ATLANTA -- This week the eyes of the nation will be watching Georgia's sixth congressional district. It's where 18 candidates are vying to replace congressman Tom Price in Atlanta's northern suburbs.

Most of the 18 candidates for Congress had limited notoriety before the campaign began. The difference maker has been money. Those with it have risen in the polls. Those without it haven't.

When demonstrators gathered Saturday to demand the release of President Trump's tax returns, Rebecca Quigg was among them. She is an underfunded candidate for the 6th district congressional seat. She is barely registering in the polls—though she may have drawn some votes from her fellow demonstrators Saturday.

"We need to expand and improve the ACA and we need to cover all Americans quickly," Quigg said in an interview with 11Alive News.

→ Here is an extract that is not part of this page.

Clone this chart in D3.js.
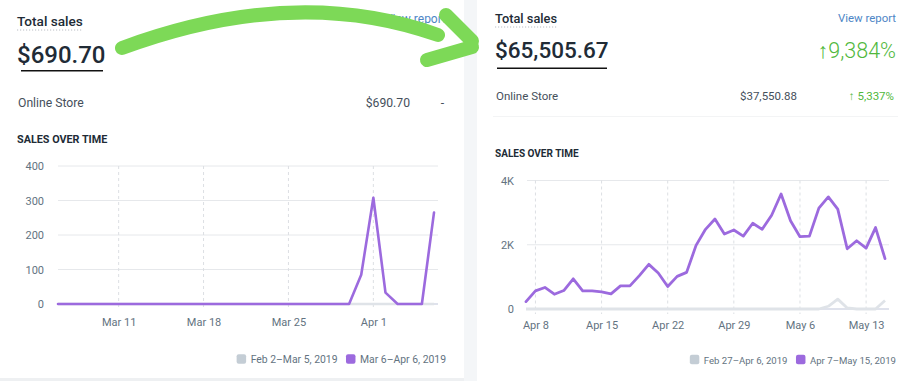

Quigg's name is among a long list of Democrats and an even longer list of Republicans, plus a couple of independents who are all on the ballot in Georgia's sixth congressional district. One of the names on the list is Bruce LeVell, an early Donald Trump supporter. LeVell spent part of Easter at CNN Center, where he was interviewed as a surrogate for President Trump.

LeVell has shunned PAC donations, has bought no TV advertising and also barely registers in the polls.

"We're on time. We're debt free," LeVell chuckled. "Wherever God's taking me on this, I'm good. I'm good either way."

They are running in a historically Republican district – yet led by a well-financed Democratic newcomer named Jon Ossoff. The former congressional staffer rallied his volunteers in Cobb County this weekend, emphasizing the unpredictable nature of this special election.

Ossoff appears poised to make a runoff if he doesn't win the race outright Tuesday. Former Secretary of State Karen Handel has consistently polled atop the large field of Republicans and could also make the runoff. Handel observed the Easter holiday away from the campaign trail.